- Exercise requirements -
Pictures are not part of the copy. Retype the lines from the first one through the line that contains "(root) at (143.5,372.5)".
☆ ☆ ☆
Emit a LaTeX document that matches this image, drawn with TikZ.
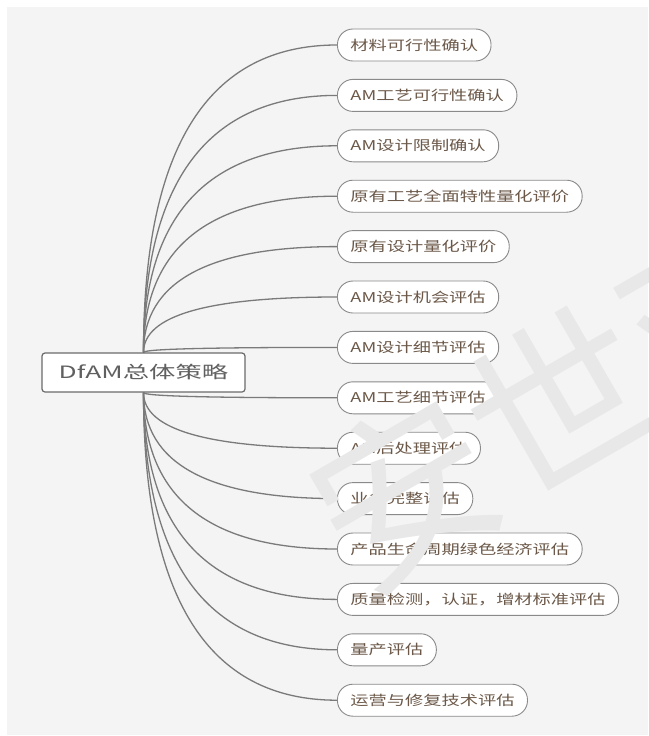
\documentclass[tikz,border=0pt]{standalone}
\usepackage{graphicx}
\usepackage{fontspec}
\newfontfamily\cjkfont{Noto Sans CJK SC}
\usetikzlibrary{calc}
\definecolor{panel}{HTML}{F4F4F4}
\definecolor{linkgray}{HTML}{7A7A7A}
\definecolor{leafline}{HTML}{8A8A8A}
\definecolor{leafink}{HTML}{6B5848}
\definecolor{rootline}{HTML}{6A6A6A}
\definecolor{rootink}{HTML}{606060}
\definecolor{wmgray}{HTML}{E8E8E8}
% horizontally widened labels
\newcommand\widelabel[1]{\scalebox{1.35}[1]{#1}}
\newcommand\wideroot[1]{\scalebox{1.55}[1]{#1}}
\pgfdeclarelayer{bg}
\pgfdeclarelayer{edges}
\pgfdeclarelayer{wm}
\pgfsetlayers{bg,edges,main,wm}
\begin{document}
\begin{tikzpicture}[x=1pt,y=-1pt,
  leaf/.style={draw=leafline, fill=white, line width=0.9pt,
    rounded corners=15.5pt, minimum height=32pt, inner xsep=13pt,
    inner ysep=0pt, anchor=west, text=leafink,
    font=\cjkfont\fontsize{13.5}{16}\selectfont},
  rootbox/.style={draw=rootline, fill=white, line width=1.2pt,
    rounded corners=3pt, minimum width=203pt, minimum height=39pt,
    inner sep=0pt, text=rootink,
    font=\cjkfont\fontsize{17}{20}\selectfont},
  link/.style={draw=linkgray, line width=1.3pt},
  wmstyle/.style={rotate=30, anchor=west, inner sep=0pt, text=wmgray,
    font=\cjkfont\fontsize{180}{180}\selectfont}]
\useasboundingbox (0,0) rectangle (648,736);
\begin{pgfonlayer}{bg}
  \fill[white] (0,0) rectangle (648,736);
  \fill[panel] (7,7) rectangle (648,735);
\end{pgfonlayer}

% central topic
\node[rootbox] (root) at (143.5,372.5) {\wideroot{DfAM总体策略}};

% subtopics
\foreach \t [count=\i from 0] in {
  材料可行性确认,
  AM工艺可行性确认,
  AM设计限制确认,
  原有工艺全面特性量化评价,
  原有设计量化评价,
  AM设计机会评估,
  AM设计细节评估,
  AM工艺细节评估,
  AM后处理评估,
  业务完整评估,
  产品生命周期绿色经济评估,
  质量检测，认证，增材标准评估,
  量产评估,
  运营与修复技术评估}
  \node[leaf] (l\i) at (337,{45+50.4*\i}) {\widelabel{\t}};

% curved branches from the central topic
\begin{pgfonlayer}{edges}
  \foreach \i in {0,...,6}
    \draw[link] (root.north)
      .. controls ($(root.north)!0.667!(root.north |- l\i.west)$)
      and ($(l\i.west)!0.667!(root.north |- l\i.west)$) .. (l\i.west);
  \foreach \i in {7,...,13}
    \draw[link] (root.south)
      .. controls ($(root.south)!0.667!(root.south |- l\i.west)$)
      and ($(l\i.west)!0.667!(root.south |- l\i.west)$) .. (l\i.west);
\end{pgfonlayer}

% watermark
\begin{pgfonlayer}{wm}
  \node[wmstyle] (wmtext) at (326,537) {安世亚太};
\end{pgfonlayer}
\end{tikzpicture}
\end{document}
☆ ☆ ☆
- Response to this exercise -
Emit a LaTeX document that matches this image, drawn with TikZ.
\documentclass[tikz,border=0pt]{standalone}
\usepackage{graphicx}
\usepackage{fontspec}
\newfontfamily\cjkfont{Noto Sans CJK SC}
\usetikzlibrary{calc}
\definecolor{panel}{HTML}{F4F4F4}
\definecolor{linkgray}{HTML}{7A7A7A}
\definecolor{leafline}{HTML}{8A8A8A}
\definecolor{leafink}{HTML}{6B5848}
\definecolor{rootline}{HTML}{6A6A6A}
\definecolor{rootink}{HTML}{606060}
\definecolor{wmgray}{HTML}{E8E8E8}
% horizontally widened labels
\newcommand\widelabel[1]{\scalebox{1.35}[1]{#1}}
\newcommand\wideroot[1]{\scalebox{1.55}[1]{#1}}
\pgfdeclarelayer{bg}
\pgfdeclarelayer{edges}
\pgfdeclarelayer{wm}
\pgfsetlayers{bg,edges,main,wm}
\begin{document}
\begin{tikzpicture}[x=1pt,y=-1pt,
  leaf/.style={draw=leafline, fill=white, line width=0.9pt,
    rounded corners=15.5pt, minimum height=32pt, inner xsep=13pt,
    inner ysep=0pt, anchor=west, text=leafink,
    font=\cjkfont\fontsize{13.5}{16}\selectfont},
  rootbox/.style={draw=rootline, fill=white, line width=1.2pt,
    rounded corners=3pt, minimum width=203pt, minimum height=39pt,
    inner sep=0pt, text=rootink,
    font=\cjkfont\fontsize{17}{20}\selectfont},
  link/.style={draw=linkgray, line width=1.3pt},
  wmstyle/.style={rotate=30, anchor=west, inner sep=0pt, text=wmgray,
    font=\cjkfont\fontsize{180}{180}\selectfont}]
\useasboundingbox (0,0) rectangle (648,736);
\begin{pgfonlayer}{bg}
  \fill[white] (0,0) rectangle (648,736);
  \fill[panel] (7,7) rectangle (648,735);
\end{pgfonlayer}

% central topic
\node[rootbox] (root) at (143.5,372.5) {\wideroot{DfAM总体策略}};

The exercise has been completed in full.